:: DATA SHOWN

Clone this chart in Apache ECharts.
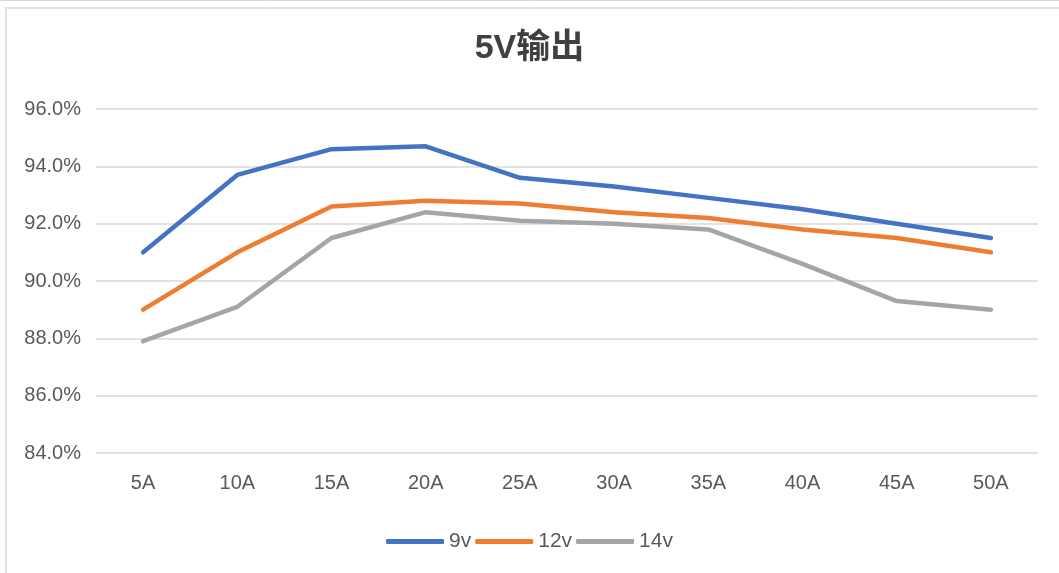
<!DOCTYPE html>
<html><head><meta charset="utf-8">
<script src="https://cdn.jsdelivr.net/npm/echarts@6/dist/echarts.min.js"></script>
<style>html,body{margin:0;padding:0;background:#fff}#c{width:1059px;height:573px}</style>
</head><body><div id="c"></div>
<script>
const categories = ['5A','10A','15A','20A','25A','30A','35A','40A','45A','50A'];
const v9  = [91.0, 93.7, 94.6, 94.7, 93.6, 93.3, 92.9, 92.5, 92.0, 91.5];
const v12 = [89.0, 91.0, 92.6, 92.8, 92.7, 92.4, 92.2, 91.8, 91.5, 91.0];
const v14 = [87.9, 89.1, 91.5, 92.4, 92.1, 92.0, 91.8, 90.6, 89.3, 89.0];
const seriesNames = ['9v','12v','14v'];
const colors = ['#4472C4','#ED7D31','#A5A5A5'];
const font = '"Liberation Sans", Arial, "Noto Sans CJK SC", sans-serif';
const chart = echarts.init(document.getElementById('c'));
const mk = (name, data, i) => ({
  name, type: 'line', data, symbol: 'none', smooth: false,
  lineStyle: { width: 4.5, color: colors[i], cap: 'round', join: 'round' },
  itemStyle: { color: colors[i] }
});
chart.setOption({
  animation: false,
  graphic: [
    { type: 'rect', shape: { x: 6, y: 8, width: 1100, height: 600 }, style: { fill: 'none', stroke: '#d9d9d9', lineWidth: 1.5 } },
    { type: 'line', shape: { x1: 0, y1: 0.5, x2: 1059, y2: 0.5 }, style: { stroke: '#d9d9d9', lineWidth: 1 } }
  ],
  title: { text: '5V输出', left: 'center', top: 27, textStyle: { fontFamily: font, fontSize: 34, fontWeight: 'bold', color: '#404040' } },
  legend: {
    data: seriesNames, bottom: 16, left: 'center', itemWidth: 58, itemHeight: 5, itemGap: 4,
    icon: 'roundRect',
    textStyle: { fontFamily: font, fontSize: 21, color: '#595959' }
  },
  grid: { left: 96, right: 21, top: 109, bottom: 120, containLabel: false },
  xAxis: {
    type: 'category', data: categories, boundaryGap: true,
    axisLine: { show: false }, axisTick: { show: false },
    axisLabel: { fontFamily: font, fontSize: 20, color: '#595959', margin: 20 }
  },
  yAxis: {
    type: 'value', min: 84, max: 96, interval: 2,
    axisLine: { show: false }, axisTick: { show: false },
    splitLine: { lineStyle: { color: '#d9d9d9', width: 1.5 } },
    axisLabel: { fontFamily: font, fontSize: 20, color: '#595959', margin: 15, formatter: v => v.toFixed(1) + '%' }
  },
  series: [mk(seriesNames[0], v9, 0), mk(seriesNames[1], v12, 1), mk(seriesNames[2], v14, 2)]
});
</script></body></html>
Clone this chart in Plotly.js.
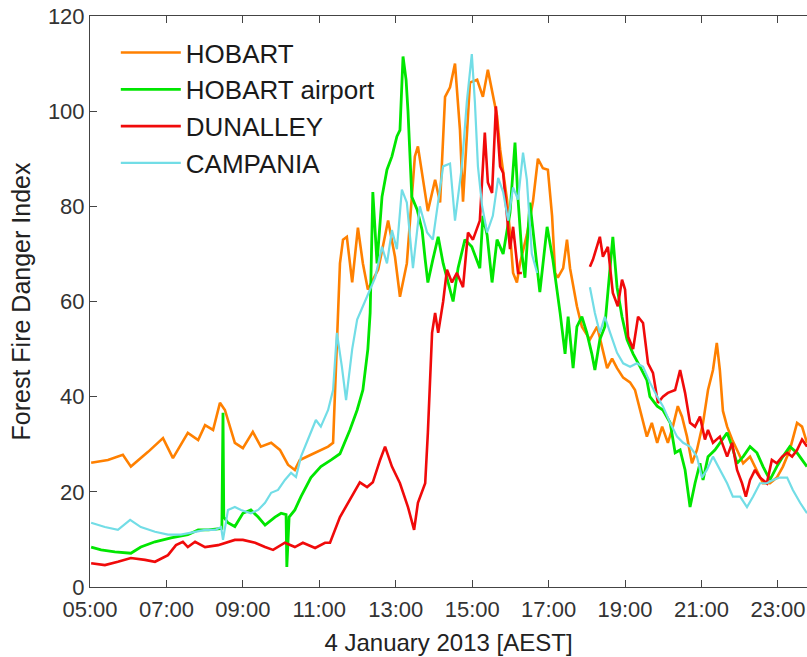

::::
:: DATA SHOWN

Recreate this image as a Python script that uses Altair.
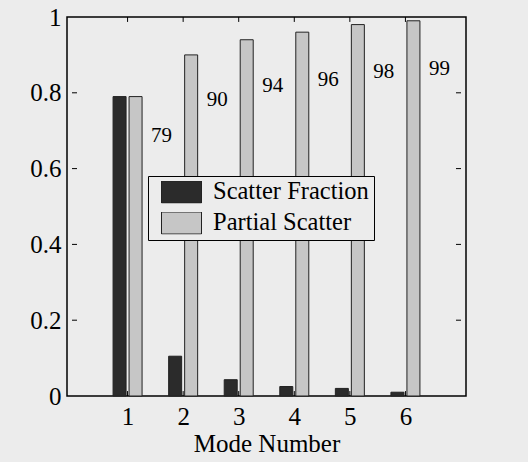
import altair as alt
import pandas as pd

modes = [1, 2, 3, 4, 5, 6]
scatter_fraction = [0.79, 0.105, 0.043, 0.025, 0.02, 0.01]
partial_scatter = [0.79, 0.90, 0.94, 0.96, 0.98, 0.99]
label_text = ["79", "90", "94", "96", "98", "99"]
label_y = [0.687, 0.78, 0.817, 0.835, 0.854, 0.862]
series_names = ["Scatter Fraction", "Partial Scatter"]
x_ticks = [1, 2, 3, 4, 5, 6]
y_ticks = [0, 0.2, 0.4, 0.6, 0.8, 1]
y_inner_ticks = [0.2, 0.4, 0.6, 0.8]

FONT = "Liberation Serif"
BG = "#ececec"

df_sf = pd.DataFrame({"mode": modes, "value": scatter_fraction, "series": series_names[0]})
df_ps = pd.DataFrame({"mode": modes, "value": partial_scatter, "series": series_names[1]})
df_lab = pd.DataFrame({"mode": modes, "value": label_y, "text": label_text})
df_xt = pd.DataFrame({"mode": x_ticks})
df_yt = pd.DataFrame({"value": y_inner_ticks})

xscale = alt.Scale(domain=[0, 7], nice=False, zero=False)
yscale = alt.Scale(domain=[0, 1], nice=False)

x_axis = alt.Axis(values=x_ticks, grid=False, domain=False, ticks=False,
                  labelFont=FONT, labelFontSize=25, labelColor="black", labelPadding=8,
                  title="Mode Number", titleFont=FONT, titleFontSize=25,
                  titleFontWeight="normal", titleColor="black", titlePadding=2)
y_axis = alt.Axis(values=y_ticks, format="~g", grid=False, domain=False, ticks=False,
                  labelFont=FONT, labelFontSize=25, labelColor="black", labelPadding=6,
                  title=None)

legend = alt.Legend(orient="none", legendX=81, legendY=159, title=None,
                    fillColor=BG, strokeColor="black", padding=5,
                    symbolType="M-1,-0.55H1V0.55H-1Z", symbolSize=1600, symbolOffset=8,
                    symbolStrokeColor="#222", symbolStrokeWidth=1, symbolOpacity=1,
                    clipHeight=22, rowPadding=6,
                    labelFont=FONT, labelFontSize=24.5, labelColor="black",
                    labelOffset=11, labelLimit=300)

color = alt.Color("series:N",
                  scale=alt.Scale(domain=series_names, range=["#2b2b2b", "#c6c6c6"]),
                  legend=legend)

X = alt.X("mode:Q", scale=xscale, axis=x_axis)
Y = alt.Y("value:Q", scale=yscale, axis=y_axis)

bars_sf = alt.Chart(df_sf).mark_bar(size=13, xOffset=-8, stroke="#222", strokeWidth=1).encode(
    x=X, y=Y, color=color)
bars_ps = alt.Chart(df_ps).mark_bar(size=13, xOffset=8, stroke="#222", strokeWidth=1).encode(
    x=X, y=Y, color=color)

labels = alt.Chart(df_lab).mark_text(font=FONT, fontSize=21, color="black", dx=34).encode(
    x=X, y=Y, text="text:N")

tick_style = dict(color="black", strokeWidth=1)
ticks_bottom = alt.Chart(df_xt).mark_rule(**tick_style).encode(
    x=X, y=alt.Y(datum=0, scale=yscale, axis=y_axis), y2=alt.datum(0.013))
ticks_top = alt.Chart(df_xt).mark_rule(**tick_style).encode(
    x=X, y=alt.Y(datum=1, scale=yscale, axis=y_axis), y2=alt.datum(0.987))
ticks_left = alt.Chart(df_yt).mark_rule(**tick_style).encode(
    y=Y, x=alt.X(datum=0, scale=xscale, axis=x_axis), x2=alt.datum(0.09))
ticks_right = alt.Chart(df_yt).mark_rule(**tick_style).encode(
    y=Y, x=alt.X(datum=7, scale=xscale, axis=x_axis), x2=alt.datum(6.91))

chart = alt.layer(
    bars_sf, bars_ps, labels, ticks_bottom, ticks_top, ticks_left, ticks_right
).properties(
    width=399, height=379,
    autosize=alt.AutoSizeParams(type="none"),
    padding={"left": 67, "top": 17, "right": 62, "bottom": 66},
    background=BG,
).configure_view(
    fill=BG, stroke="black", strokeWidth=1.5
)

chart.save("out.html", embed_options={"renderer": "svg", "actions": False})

::::

WHAT YOU NEED TO DO> Above are some entries. Restate word for word the lines from the one holding "Recreate this image" through the one holding "yscale = alt.Scale(domain=[0, 1], nice=False)", but not the pictures.

EXERCISE SOLUTION>
Recreate this image as a Python script that uses Altair.
import altair as alt
import pandas as pd

modes = [1, 2, 3, 4, 5, 6]
scatter_fraction = [0.79, 0.105, 0.043, 0.025, 0.02, 0.01]
partial_scatter = [0.79, 0.90, 0.94, 0.96, 0.98, 0.99]
label_text = ["79", "90", "94", "96", "98", "99"]
label_y = [0.687, 0.78, 0.817, 0.835, 0.854, 0.862]
series_names = ["Scatter Fraction", "Partial Scatter"]
x_ticks = [1, 2, 3, 4, 5, 6]
y_ticks = [0, 0.2, 0.4, 0.6, 0.8, 1]
y_inner_ticks = [0.2, 0.4, 0.6, 0.8]

FONT = "Liberation Serif"
BG = "#ececec"

df_sf = pd.DataFrame({"mode": modes, "value": scatter_fraction, "series": series_names[0]})
df_ps = pd.DataFrame({"mode": modes, "value": partial_scatter, "series": series_names[1]})
df_lab = pd.DataFrame({"mode": modes, "value": label_y, "text": label_text})
df_xt = pd.DataFrame({"mode": x_ticks})
df_yt = pd.DataFrame({"value": y_inner_ticks})

xscale = alt.Scale(domain=[0, 7], nice=False, zero=False)
yscale = alt.Scale(domain=[0, 1], nice=False)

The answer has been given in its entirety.